Now all the signals are generated. But the signal isn't being generated. This is because we have not yet populated the audio buffer with 16 bit audio. This can be done with a simple for loop and math. BUT WAIT A MINUTE! The CH32V203 doesn't have a floating point unit! So instead of using sine to calculate and use software floats, we can instead use a sine look-up-table (LUT). There's a bit of whacky math which determines the best audio_buffer size, but it's really not that interesting.
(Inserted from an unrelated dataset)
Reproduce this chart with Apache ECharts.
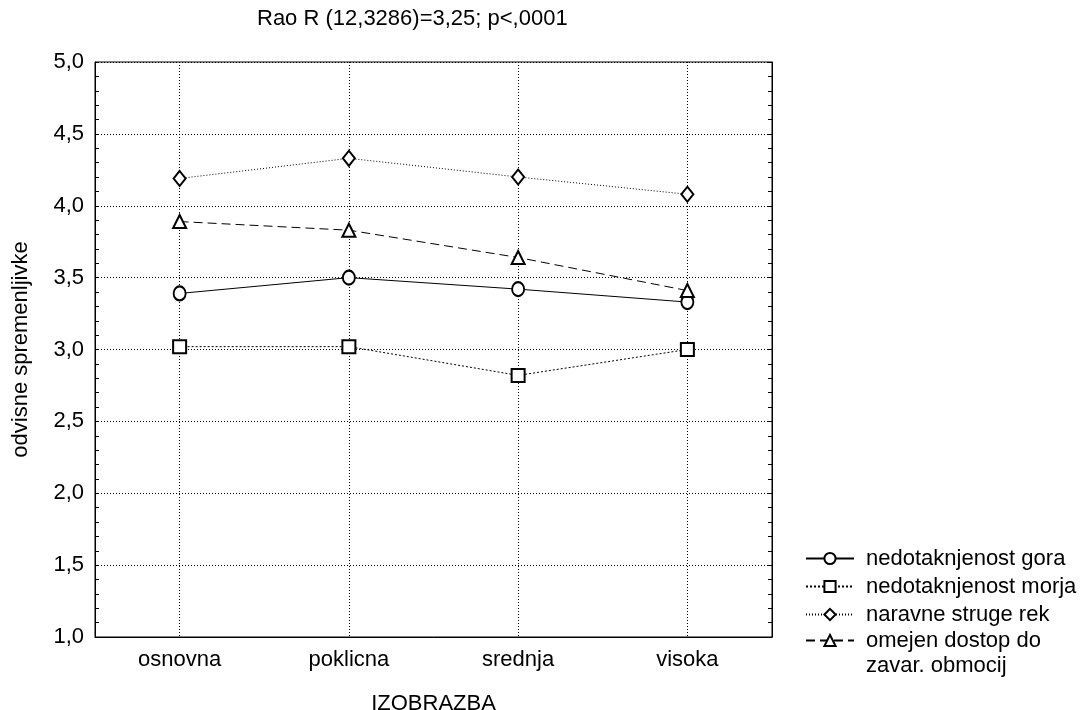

You can check out the math here

/*
 * Integer based rounding
 * Not fast, but good enough
 */
uint32_t iround(uint32_t num, uint32_t den) {
    return num % den < den>>1 ? num/den : num/den+1;
}

volatile uint16_t freq = 9500;
/*
 * Put the sounds into the buffer thing
 */
void update_dma_buffer(void) {

	// Get the decimal to be smaller by multiplying it by this value
	// the "factored" portion
	// See math here https://www.desmos.com/calculator/kenuknb777
	// Better solution: Find the number that minimizes the decimal instead of arbitrarily multiplying SAMPLES
    // Also better: rounding > floor
	uint32_t factored = iround(freq*3000, (RATE<<1));

    // Create factored_buffer size
    uint32_t factored_buf = iround((RATE<<1) * factored, freq);

    // Debug
    printf("%lu\n", factored);
    printf("%lu\n", factored_buf);

    // Fill Buffer until factored_buffer size
    for(int i=0;i<factored_buf;i++) {
        // TODO: Fix issue misalignment part 2
        // NOTE: This shouldn't happen according to calculations. Will figure out later issue occuring at 9500Hz
        // NOTE: Issue happens at beginning and end of buffer and each time it loops
        // HACK: Issue doesn't seem to appear if using "max" buffer size of 3000 
        // SAMPLES: 2*PI essentially
        // factored: skip this much through the LUT
        // factored_buf: size of buffer factored
        audio_buffer[i] = sine_lut[iround(i*factored*SAMPLES,factored_buf)%4096];
    }

    DMA1_Channel3->CFGR &= ~DMA_CFGR3_EN;
    DMA1_Channel3->CNTR = factored_buf;
    DMA1_Channel3->CFGR |= DMA_CFGR3_EN;
}

Why?

I want to make a portable synth, inspired off the HiChord portable synth. However, I want to make it out of affordable parts because SURELY it doesn't cost $300 (cost of a HiChord) to make. Going back, I might retry implementing the R2R method if I have the right resistors on hand.